== MATERIAL PROVIDED ==

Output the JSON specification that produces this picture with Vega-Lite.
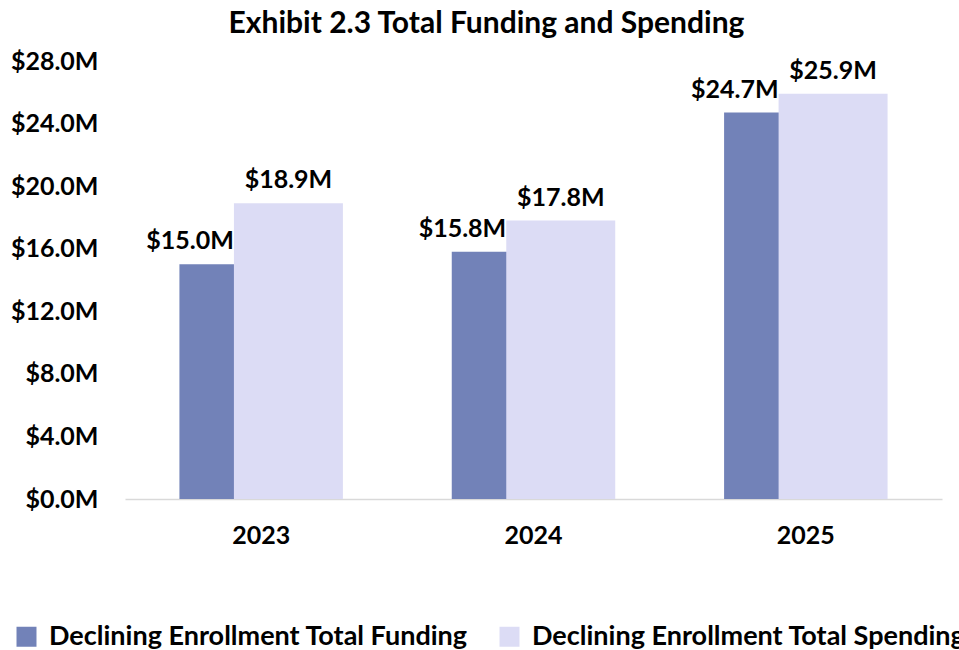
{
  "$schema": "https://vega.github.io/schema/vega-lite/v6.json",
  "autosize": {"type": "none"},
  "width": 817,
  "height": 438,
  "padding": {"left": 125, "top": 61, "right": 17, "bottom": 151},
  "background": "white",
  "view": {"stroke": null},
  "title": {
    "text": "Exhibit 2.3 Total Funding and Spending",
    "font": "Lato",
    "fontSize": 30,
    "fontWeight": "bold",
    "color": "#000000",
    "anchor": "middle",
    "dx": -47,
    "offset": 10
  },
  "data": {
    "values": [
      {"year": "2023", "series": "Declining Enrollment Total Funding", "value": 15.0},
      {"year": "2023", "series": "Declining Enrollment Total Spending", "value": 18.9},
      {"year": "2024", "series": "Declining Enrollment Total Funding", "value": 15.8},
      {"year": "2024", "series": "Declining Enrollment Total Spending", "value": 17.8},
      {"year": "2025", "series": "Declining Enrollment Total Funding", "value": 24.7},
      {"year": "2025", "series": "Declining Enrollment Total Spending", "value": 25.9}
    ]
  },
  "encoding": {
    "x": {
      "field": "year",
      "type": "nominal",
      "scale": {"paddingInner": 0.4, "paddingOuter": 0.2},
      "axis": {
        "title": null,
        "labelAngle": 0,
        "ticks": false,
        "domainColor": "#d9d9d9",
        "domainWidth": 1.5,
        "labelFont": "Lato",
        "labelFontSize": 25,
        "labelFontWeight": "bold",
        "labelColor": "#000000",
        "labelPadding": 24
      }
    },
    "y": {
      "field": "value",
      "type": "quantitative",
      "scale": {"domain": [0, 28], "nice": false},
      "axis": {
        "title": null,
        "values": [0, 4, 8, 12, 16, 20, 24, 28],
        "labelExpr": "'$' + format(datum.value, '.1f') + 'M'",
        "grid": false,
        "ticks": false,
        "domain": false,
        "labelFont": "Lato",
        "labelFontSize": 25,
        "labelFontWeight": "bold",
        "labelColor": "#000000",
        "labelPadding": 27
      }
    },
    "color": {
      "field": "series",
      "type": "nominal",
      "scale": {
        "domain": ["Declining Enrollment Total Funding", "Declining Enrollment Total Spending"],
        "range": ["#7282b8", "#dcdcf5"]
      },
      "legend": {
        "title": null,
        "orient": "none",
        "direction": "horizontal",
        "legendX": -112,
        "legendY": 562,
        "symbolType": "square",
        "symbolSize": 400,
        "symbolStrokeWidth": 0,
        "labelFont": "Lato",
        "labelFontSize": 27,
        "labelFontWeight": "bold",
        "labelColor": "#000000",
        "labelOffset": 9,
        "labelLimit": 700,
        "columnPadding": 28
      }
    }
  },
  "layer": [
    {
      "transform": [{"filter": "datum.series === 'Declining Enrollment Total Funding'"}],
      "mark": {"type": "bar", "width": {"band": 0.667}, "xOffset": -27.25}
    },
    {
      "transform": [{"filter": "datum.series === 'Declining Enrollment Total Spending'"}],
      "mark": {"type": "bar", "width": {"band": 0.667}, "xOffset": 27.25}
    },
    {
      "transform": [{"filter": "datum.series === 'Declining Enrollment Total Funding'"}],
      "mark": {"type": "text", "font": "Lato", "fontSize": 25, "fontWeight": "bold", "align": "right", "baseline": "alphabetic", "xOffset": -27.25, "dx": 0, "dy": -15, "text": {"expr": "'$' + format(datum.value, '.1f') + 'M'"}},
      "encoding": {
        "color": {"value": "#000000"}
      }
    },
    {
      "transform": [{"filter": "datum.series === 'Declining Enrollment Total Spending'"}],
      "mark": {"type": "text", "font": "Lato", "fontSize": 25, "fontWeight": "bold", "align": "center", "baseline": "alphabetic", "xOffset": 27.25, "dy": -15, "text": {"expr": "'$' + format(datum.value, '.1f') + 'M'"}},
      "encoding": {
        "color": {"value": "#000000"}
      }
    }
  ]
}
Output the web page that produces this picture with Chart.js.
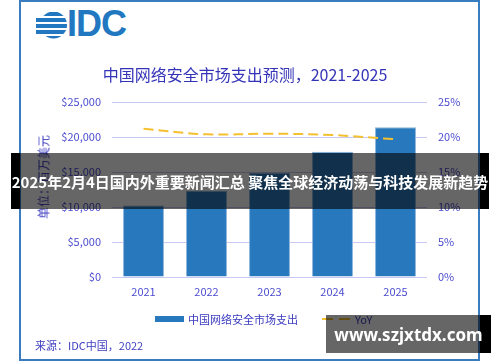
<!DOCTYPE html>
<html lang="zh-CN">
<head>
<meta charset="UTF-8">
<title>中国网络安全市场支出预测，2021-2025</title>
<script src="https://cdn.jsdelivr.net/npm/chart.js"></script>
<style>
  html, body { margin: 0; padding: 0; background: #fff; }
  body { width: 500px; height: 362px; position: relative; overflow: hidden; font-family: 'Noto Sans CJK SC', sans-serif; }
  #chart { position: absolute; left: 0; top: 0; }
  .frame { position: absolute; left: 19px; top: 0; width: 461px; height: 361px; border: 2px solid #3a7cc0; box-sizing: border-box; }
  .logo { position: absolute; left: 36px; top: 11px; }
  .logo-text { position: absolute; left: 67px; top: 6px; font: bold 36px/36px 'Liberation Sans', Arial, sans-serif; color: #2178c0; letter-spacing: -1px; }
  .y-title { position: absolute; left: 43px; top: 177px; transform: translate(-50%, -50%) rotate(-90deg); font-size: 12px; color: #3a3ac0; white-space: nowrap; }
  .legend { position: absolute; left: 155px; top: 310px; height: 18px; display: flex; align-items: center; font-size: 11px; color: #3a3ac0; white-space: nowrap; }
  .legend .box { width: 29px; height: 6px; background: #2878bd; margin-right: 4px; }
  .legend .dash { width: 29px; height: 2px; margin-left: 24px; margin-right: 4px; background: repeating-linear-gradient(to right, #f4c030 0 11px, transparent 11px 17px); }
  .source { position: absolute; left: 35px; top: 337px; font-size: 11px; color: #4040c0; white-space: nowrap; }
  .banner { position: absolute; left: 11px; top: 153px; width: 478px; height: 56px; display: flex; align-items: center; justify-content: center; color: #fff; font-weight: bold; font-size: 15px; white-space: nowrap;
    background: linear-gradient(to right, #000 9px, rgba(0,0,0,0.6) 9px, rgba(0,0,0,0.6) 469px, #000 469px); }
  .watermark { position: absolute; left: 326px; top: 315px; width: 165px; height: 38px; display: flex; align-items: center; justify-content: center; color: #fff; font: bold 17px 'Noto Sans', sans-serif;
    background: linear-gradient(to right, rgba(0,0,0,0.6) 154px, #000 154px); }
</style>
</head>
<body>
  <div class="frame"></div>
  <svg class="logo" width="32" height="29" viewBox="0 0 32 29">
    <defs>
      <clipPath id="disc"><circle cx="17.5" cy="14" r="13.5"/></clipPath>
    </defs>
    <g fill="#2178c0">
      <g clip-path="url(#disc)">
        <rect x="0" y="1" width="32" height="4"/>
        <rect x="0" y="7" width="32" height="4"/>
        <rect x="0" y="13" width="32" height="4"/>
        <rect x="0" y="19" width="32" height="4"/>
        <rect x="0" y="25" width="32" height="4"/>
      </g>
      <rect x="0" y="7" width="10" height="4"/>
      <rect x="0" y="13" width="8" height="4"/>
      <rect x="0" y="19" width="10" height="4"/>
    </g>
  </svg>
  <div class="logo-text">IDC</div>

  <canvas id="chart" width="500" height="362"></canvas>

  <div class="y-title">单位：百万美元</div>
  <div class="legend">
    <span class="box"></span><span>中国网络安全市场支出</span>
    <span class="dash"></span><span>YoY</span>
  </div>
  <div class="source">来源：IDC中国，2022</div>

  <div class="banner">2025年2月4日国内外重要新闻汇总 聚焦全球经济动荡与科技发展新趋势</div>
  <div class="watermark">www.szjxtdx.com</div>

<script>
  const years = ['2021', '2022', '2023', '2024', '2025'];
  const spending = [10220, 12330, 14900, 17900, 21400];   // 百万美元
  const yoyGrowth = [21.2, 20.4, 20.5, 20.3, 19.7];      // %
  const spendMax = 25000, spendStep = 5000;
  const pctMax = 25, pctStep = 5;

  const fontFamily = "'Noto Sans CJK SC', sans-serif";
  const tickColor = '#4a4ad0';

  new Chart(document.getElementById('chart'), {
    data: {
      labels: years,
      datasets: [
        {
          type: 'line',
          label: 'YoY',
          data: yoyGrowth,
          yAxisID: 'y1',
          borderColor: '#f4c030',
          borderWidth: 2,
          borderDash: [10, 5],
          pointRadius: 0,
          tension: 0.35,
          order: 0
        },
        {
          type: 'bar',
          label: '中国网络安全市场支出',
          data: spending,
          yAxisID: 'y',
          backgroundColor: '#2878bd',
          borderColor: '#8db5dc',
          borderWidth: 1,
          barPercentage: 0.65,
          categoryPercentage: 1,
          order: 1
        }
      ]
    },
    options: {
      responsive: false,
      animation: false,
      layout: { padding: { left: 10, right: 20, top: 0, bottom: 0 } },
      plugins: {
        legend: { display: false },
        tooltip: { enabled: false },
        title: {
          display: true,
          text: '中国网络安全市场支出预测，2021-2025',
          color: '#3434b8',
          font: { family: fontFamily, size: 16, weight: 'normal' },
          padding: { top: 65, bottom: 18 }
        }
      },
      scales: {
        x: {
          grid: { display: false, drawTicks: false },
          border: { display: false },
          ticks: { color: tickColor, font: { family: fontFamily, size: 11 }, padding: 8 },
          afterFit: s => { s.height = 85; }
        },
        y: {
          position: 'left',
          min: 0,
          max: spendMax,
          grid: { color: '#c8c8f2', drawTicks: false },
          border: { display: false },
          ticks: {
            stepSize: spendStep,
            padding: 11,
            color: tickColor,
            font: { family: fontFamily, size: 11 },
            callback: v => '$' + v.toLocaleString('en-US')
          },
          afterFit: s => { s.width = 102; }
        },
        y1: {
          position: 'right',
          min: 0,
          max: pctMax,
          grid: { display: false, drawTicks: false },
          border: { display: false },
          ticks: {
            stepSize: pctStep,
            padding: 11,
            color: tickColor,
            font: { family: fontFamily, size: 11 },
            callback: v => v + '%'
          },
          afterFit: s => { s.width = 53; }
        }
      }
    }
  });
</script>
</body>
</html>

...

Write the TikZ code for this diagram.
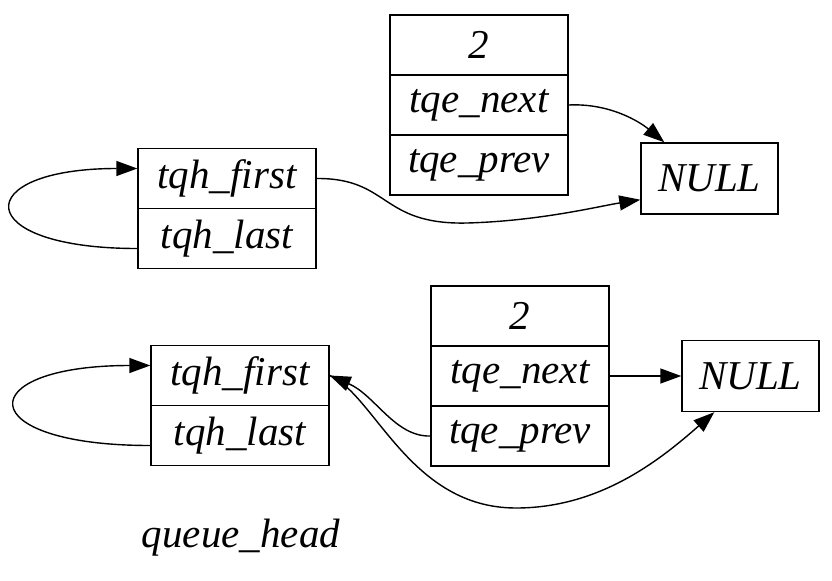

...

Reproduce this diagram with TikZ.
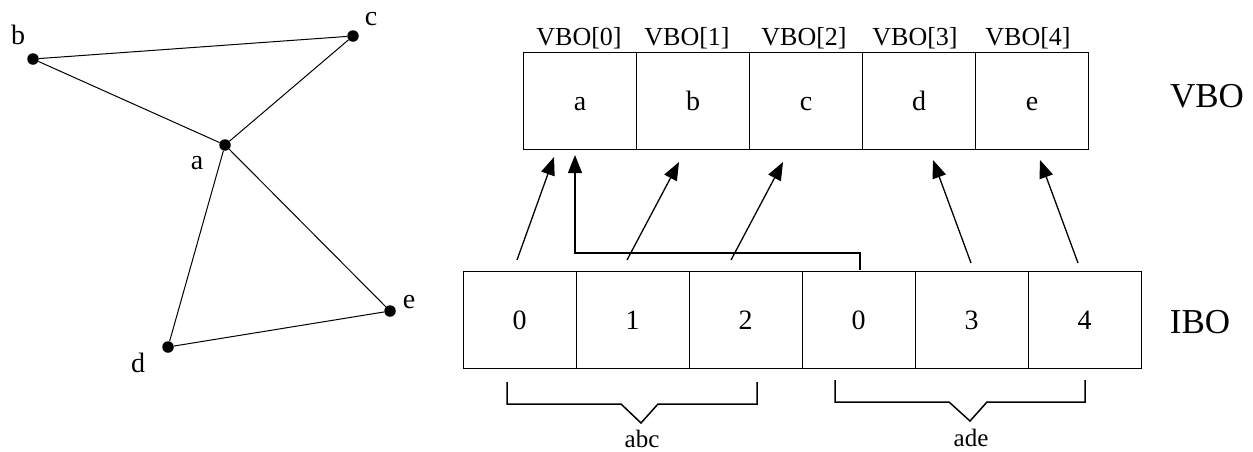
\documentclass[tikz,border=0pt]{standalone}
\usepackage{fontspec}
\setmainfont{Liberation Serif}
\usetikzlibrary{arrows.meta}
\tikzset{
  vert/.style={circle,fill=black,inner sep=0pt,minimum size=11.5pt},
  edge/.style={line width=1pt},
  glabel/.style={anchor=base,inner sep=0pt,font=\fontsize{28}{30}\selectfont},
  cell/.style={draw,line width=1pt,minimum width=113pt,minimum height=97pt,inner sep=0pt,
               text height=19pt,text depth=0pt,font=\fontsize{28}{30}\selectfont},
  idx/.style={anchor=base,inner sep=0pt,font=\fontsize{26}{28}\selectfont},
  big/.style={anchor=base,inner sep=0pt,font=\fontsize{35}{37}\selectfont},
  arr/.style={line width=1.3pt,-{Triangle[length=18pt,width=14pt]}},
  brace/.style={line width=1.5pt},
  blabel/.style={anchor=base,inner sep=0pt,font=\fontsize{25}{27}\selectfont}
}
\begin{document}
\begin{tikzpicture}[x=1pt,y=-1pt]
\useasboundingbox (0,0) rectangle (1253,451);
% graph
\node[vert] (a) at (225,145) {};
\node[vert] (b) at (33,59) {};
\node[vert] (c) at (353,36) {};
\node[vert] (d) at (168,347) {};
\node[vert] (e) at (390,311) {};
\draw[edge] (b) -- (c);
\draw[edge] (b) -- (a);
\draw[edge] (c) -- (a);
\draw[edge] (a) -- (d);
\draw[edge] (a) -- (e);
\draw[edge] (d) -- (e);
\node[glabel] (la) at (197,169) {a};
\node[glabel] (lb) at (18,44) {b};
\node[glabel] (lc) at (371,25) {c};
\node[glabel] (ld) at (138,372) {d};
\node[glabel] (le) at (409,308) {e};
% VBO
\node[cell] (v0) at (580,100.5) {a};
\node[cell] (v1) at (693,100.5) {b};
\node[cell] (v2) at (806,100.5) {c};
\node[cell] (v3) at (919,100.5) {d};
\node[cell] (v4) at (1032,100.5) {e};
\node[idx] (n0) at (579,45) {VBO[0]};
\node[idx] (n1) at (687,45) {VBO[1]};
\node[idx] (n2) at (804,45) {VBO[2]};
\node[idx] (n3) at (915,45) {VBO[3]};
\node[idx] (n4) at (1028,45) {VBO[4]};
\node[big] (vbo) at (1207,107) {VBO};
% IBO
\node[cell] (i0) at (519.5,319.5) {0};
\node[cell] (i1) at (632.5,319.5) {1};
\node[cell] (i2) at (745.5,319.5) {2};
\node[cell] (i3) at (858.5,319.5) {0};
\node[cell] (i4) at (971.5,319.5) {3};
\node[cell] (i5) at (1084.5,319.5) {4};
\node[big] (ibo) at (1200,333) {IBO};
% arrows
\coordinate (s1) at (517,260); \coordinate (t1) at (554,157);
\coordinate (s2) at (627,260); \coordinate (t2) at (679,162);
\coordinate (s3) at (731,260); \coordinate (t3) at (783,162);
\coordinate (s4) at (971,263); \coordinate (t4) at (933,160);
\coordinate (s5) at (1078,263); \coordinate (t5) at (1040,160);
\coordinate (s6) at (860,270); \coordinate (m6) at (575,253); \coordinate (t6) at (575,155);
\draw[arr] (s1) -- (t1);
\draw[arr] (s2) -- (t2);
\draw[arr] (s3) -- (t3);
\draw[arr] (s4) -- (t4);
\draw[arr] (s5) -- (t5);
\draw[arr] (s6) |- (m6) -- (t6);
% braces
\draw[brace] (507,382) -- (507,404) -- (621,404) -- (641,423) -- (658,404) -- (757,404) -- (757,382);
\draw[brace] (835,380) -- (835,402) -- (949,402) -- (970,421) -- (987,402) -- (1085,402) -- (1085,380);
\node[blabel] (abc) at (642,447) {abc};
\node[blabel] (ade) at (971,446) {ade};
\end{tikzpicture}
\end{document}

== WRITTEN INSTRUCTION ==
Identify and extract each line of the listing that contains "diagram".

== RESULT FOR THIS EXERCISE ==
Write the TikZ code for this diagram.
Reproduce this diagram with TikZ.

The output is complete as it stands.